Here's that article from last year showing that the British public are totally wrong about immigration, incredibly strongly influenced by lies, and basically wrong about everything:
http://www.independent.co...urvey-shows-a7074311.html
And here is a chart showing how many people want hard brexit. Hint: not many.
https://www.facebook.com/...336009389/?type=3&theater
The tiniest sign that Brexit might be further examined or voted on instead of just immediately actioned is branded "Against the Will of The People". If you like checks and balances, they say you're unpatriotic and undemocratic.

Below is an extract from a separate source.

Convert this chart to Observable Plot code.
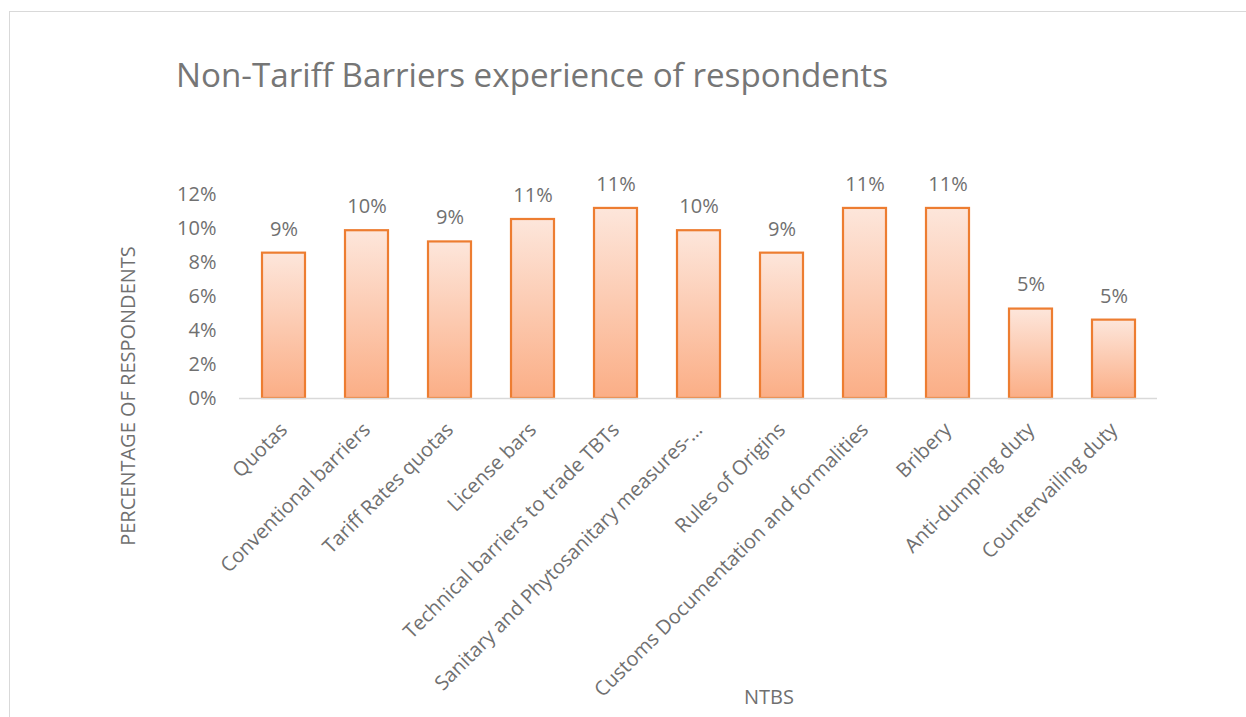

Which is the final straw for me, because if you're that stupid then I can't even tell you how your idea of "Democracy" (instant unquestioned implementation of majority rule or mob rule) was so far off actual Democracy that the Greeks had a separate word for it:
http://littleatoms.com/society-world/trump-brexit-and-mob
So when you tell me to "respect the Brexit vote", you're going to get a large raspberry noise in return. It was a poll, for something not very defined, after a racist campaign of lies.
The good news is, the PM is about to reveal an actual Brexit plan. The second she does, half the Tory party will be against it and the in-fighting can start. She can't deliver an end to Freedom of Movement without Hard Brexit, and not enough MPs or the public want Hard Brexit. Instant carnage. Get the popcorn.